Протянув руку через стол, Ноэль погладил тонкими пальцами цилиндр микроскопа.

— Чего ты боишься? — спросил он.

Эдмунд вздохнул:

— Ты уже и для этого достаточно взрослый, я так понимаю?

— Мне кажется, об этом судить тебе.

Бросив взгляд на медный инструмент, Эдмунд начал:

— Подобные вещи лучше держать за семью замками. Какой-то ученый, чтобы доставить удовольствие вампирам, захотел продемонстрировать свои знания и, наверное, горд этим, словно павлин. Болван. Однако теперь все эти развлечения с увеличительными стеклами неизбежно войдут в моду.

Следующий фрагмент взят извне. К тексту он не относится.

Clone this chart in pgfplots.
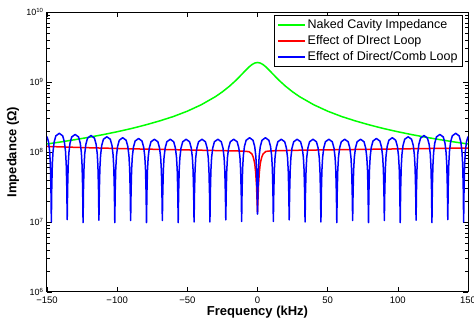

— Когда у тебя ухудшится зрение, ты обрадуешься, что на свете существуют очки, — возразил Ноэль. — В любом случае я не вижу в этой новой игрушке никакой опасности.

Эдмунд усмехнулся.

— Новая игрушка, — задумчиво повторил он. — Часы, показывающие время, мельницы, перемалывающие зерно, стекла, помогающие лучше видеть. Их изготавливают люди-ремесленники, чтобы ублажить своих хозяев. Думаю, нам наконец-то удалось доказать вампирам, как мы умны и как многого еще сможем достичь.

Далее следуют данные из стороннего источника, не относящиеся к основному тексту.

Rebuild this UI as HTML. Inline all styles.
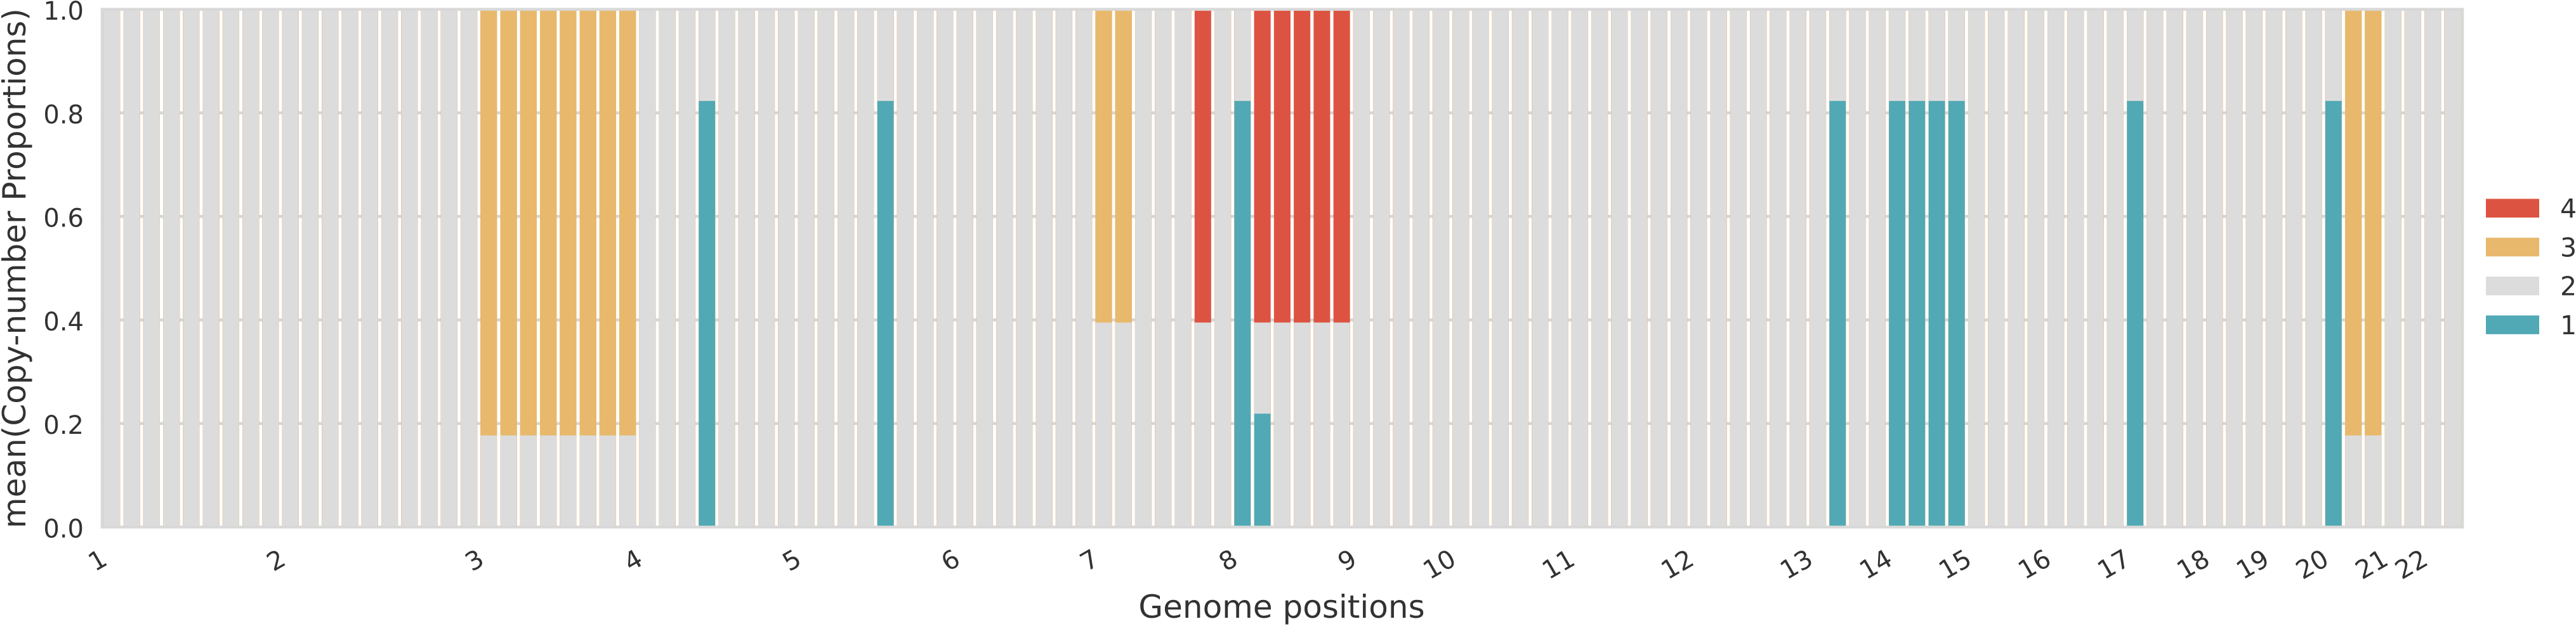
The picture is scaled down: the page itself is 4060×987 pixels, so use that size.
<!DOCTYPE html>
<html lang="en">
<head>
<meta charset="utf-8">
<title>Copy-number proportions by genome position</title>
<style>
  html, body { margin: 0; padding: 0; background: #ffffff; }
  body { width: 4060px; height: 987px; overflow: hidden; }
  svg { display: block; }
  text { font-family: "DejaVu Sans", "Liberation Sans", sans-serif; fill: #323232; }
</style>
</head>
<body>
<svg id="chart" xmlns="http://www.w3.org/2000/svg" width="4060" height="987" viewBox="0 0 4060 987">
  <rect x="0" y="0" width="4060" height="987" fill="#ffffff"></rect>
  <g id="grid"></g>
  <g id="bars"></g>
  <g id="spines"></g>
  <g id="yticks"></g>
  <g id="xticks"></g>
  <text transform="translate(40,423) rotate(-90)" text-anchor="middle" font-size="50">mean(Copy-number Proportions)</text>
  <text x="2020" y="974" text-anchor="middle" font-size="50">Genome positions</text>
  <g id="legend"></g>
</svg>
<script>
// Copy-number proportions for each of the 119 genome bins (rows of ten).
const cn1 = [
  0,0,0,0,0,0,0,0,0,0,
  0,0,0,0,0,0,0,0,0,0,
  0,0,0,0,0,0,0,0,0,0,
  .823,0,0,0,0,0,0,0,0,.823,
  0,0,0,0,0,0,0,0,0,0,
  0,0,0,0,0,0,0,.823,.219,0,
  0,0,0,0,0,0,0,0,0,0,
  0,0,0,0,0,0,0,0,0,0,
  0,0,0,0,0,0,0,.823,0,0,
  .823,.823,.823,.823,0,0,0,0,0,0,
  0,0,.823,0,0,0,0,0,0,0,
  0,0,.823,0,0,0,0,0,0
];
const cn2 = [
  1,1,1,1,1,1,1,1,1,1,
  1,1,1,1,1,1,1,1,1,.177,
  .177,.177,.177,.177,.177,.177,.177,1,1,1,
  .177,1,1,1,1,1,1,1,1,.177,
  1,1,1,1,1,1,1,1,1,1,
  .395,.395,1,1,1,.395,1,.177,.176,.395,
  .395,.395,.395,1,1,1,1,1,1,1,
  1,1,1,1,1,1,1,1,1,1,
  1,1,1,1,1,1,1,.177,1,1,
  .177,.177,.177,.177,1,1,1,1,1,1,
  1,1,.177,1,1,1,1,1,1,1,
  1,1,.177,.177,.177,1,1,1,1
];
const cn3 = [
  0,0,0,0,0,0,0,0,0,0,
  0,0,0,0,0,0,0,0,0,.823,
  .823,.823,.823,.823,.823,.823,.823,0,0,0,
  0,0,0,0,0,0,0,0,0,0,
  0,0,0,0,0,0,0,0,0,0,
  .605,.605,0,0,0,0,0,0,0,0,
  0,0,0,0,0,0,0,0,0,0,
  0,0,0,0,0,0,0,0,0,0,
  0,0,0,0,0,0,0,0,0,0,
  0,0,0,0,0,0,0,0,0,0,
  0,0,0,0,0,0,0,0,0,0,
  0,0,0,.823,.823,0,0,0,0
];
const cn4 = [
  0,0,0,0,0,0,0,0,0,0,
  0,0,0,0,0,0,0,0,0,0,
  0,0,0,0,0,0,0,0,0,0,
  0,0,0,0,0,0,0,0,0,0,
  0,0,0,0,0,0,0,0,0,0,
  0,0,0,0,0,.605,0,0,.605,.605,
  .605,.605,.605,0,0,0,0,0,0,0,
  0,0,0,0,0,0,0,0,0,0,
  0,0,0,0,0,0,0,0,0,0,
  0,0,0,0,0,0,0,0,0,0,
  0,0,0,0,0,0,0,0,0,0,
  0,0,0,0,0,0,0,0,0
];
const legendLabels = ["4", "3", "2", "1"];
const yTickValues = [0, 0.2, 0.4, 0.6, 0.8, 1];
const yTickLabels = ["0.0", "0.2", "0.4", "0.6", "0.8", "1.0"];
const yGridValues = [0.2, 0.4, 0.6, 0.8];
const chromLabels = ["1","2","3","4","5","6","7","8","9","10","11","12","13","14","15","16","17","18","19","20","21","22"];
const chromStartBin = [0,9,19,27,35,43,50,57,63,68,74,80,86,90,94,98,102,106,109,112,115,117];

const NS = "http://www.w3.org/2000/svg";
const COLORS = { "4": "#dc5441", "3": "#e8b96c", "2": "#dcdcdc", "1": "#50a9b4" };
const SPINE = "#d8d8d8";
const GRID = "#d6d6d6";
const PLOT = { left: 161, right: 3881, top: 14.7, bottom: 831 };
const BAR_W = 25.7;
const BAR_STEP = 31.263;
const BAR_X0 = 163.5;

function yScale(v) { return PLOT.bottom - v * (PLOT.bottom - PLOT.top); }
function binLeft(i) { return BAR_X0 + i * BAR_STEP; }
function binCenter(i) { return binLeft(i) + BAR_W / 2; }

const barsG = document.getElementById("bars");
const gridG = document.getElementById("grid");
const spinesG = document.getElementById("spines");
const yG = document.getElementById("yticks");
const xG = document.getElementById("xticks");
const legendG = document.getElementById("legend");

// Grid
yGridValues.forEach(function (v) {
  const line = document.createElementNS(NS, "line");
  
  
  line.setAttribute("x1", PLOT.left);
  line.setAttribute("x2", PLOT.right);
  line.setAttribute("y1", yScale(v));
  line.setAttribute("y2", yScale(v));
  line.setAttribute("stroke", GRID);
  line.setAttribute("stroke-width", 4.6);
  gridG.appendChild(line);
});

// Overlaid cumulative bars: highest copy number is drawn first, lower ones on top.
// The lower layers are slightly wider so the warm edge shows around the grey bars.
const layers = [
  { key: "4", parts: [cn1, cn2, cn3, cn4], bleed: 0.2 },
  { key: "3", parts: [cn1, cn2, cn3], bleed: 0.3 },
  { key: "2", parts: [cn1, cn2], bleed: 0 },
  { key: "1", parts: [cn1], bleed: 0 }
];
layers.forEach(function (layer) {
  cn1.forEach(function (_, i) {
    let total = 0;
    layer.parts.forEach(function (p) { total += p[i]; });
    if (total <= 0) return;
    const rect = document.createElementNS(NS, "rect");
    
    
    rect.setAttribute("x", binLeft(i) - layer.bleed);
    rect.setAttribute("width", BAR_W + 2 * layer.bleed);
    rect.setAttribute("y", yScale(total));
    rect.setAttribute("height", yScale(0) - yScale(total));
    rect.setAttribute("fill", COLORS[layer.key]);
    barsG.appendChild(rect);
  });
});

// Spines
[
  [PLOT.left, PLOT.top, PLOT.left, PLOT.bottom],
  [PLOT.right, PLOT.top, PLOT.right, PLOT.bottom],
  [PLOT.left - 2.3, PLOT.top, PLOT.right + 2.3, PLOT.top],
  [PLOT.left - 2.3, PLOT.bottom, PLOT.right + 2.3, PLOT.bottom]
].forEach(function (s) {
  const line = document.createElementNS(NS, "line");
  
  
  line.setAttribute("x1", s[0]);
  line.setAttribute("y1", s[1]);
  line.setAttribute("x2", s[2]);
  line.setAttribute("y2", s[3]);
  line.setAttribute("stroke", SPINE);
  line.setAttribute("stroke-width", 4.5);
  spinesG.appendChild(line);
});

// Y tick labels
yTickValues.forEach(function (v, i) {
  const t = document.createElementNS(NS, "text");
  
  
  t.setAttribute("x", 132);
  t.setAttribute("y", yScale(v) + 16.5);
  t.setAttribute("text-anchor", "end");
  t.setAttribute("font-size", 40);
  t.textContent = yTickLabels[i];
  yG.appendChild(t);
});

// X tick labels, rotated 30 degrees and right-aligned on the chromosome start bin
const XFS = 40;
const COS30 = Math.cos(Math.PI / 6);
const SIN30 = Math.sin(Math.PI / 6);
chromLabels.forEach(function (label, i) {
  const t = document.createElementNS(NS, "text");
  
  
  t.setAttribute("text-anchor", "middle");
  t.setAttribute("font-size", XFS);
  t.textContent = label;
  xG.appendChild(t);
  const W = t.getComputedTextLength() - 0.13 * XFS;
  const H = 0.73 * XFS;
  const boxW = W * COS30 + H * SIN30;
  const boxH = W * SIN30 + H * COS30;
  const cx = binCenter(chromStartBin[i]) - 7 - boxW / 2;
  const cy = 865 + boxH / 2;
  t.setAttribute("y", 0.365 * XFS);
  t.setAttribute("transform", "translate(" + cx + "," + cy + ") rotate(-30)");
});

// Legend
legendLabels.forEach(function (label, i) {
  const top = 313.5 + i * 61.3;
  const sw = document.createElementNS(NS, "rect");
  
  
  sw.setAttribute("x", 3918);
  sw.setAttribute("y", top);
  sw.setAttribute("width", 84);
  sw.setAttribute("height", 29.5);
  sw.setAttribute("fill", COLORS[label]);
  legendG.appendChild(sw);
  const t = document.createElementNS(NS, "text");
  
  
  t.setAttribute("x", 4035);
  t.setAttribute("y", top + 29.5);
  t.setAttribute("font-size", 41);
  t.textContent = label;
  legendG.appendChild(t);
});
</script>
</body>
</html>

— Ты думаешь, вампиры начинают нас бояться?

Эдмунд отхлебнул из бутыли и снова передал ее сыну.

— Их власть основана на страхе и суевериях, — негромко произнес он. — Они подвержены лишь слабым приступам болезней, смертельных для нас, и обладают чудесным даром вечной молодости. Но они не бессмертны, и их гораздо меньше, чем людей. Пока их боятся, они в безопасности, но страх этот поддерживается людским невежеством. За показным высокомерием и самоуверенностью вампиров прячется вечная тревога: а что произойдет, если люди когда-нибудь утратят веру в их сверхъестественные способности? Их нелегко убить, но даже смерти они страшатся меньше, чем разоблачения.

— Восстания против правления вампиров уже происходили. И все они потерпели крах.

Эдмунд кивнул в знак согласия.

— В Великой Нормандии живут три миллиона людей, — сказал он, — и менее пяти тысяч вампиров. Во всей Галлии насчитывается всего лишь сорок тысяч вампиров, и столько же в Византийской империи. Не знаю, сколько их в Валашском ханстве или в Китае, но вряд ли намного больше. В Африке на каждого вампира приходится по три четыре тысячи человек. Если люди перестанут считать их демонами, полубогами или непобедимыми слугами зла, то их империя вскоре падет. Прожитые века дают им мудрость, но долголетие, по-видимому, неблагоприятно действует на творческую мысль: они могут научиться чему-либо, но не могут ничего изобрести. Люди по-прежнему остаются истинными властителями искусства и науки — этих двигателей прогресса. Вампиры попытались взять науку под контроль, обратить себе на пользу, однако она тревожит их, словно заноза в боку.

— Но они обладают могуществом, — настаивал Ноэль. — Они же вампиры.

Эдмунд пожал плечами:

— Долголетие не выдумка, так же как и вечная молодость. Но правда ли, что это результат колдовства? Я не знаю точно, какая сила заключена в заклинаниях и ритуалах вампиров, и думаю, что даже они сами не знают. Они цепляются за свои обряды, потому что не осмеливаются отказаться от них, но кто знает, какова природа силы, превращающей людей в вампиров? Дар дьявола? Вряд ли. Я не верю в дьявола — я думаю, что дело здесь в крови. Мне кажется, что вампиризм — нечто вроде болезни, но эта болезнь не ослабляет людей, а делает их сильнее, позволяет им противостоять смерти, вместо того чтобы убить. Представь, что это правда, — теперь тебе ясно, почему леди Кармилла спросила, рассматривал ли я под микроскопом кровь?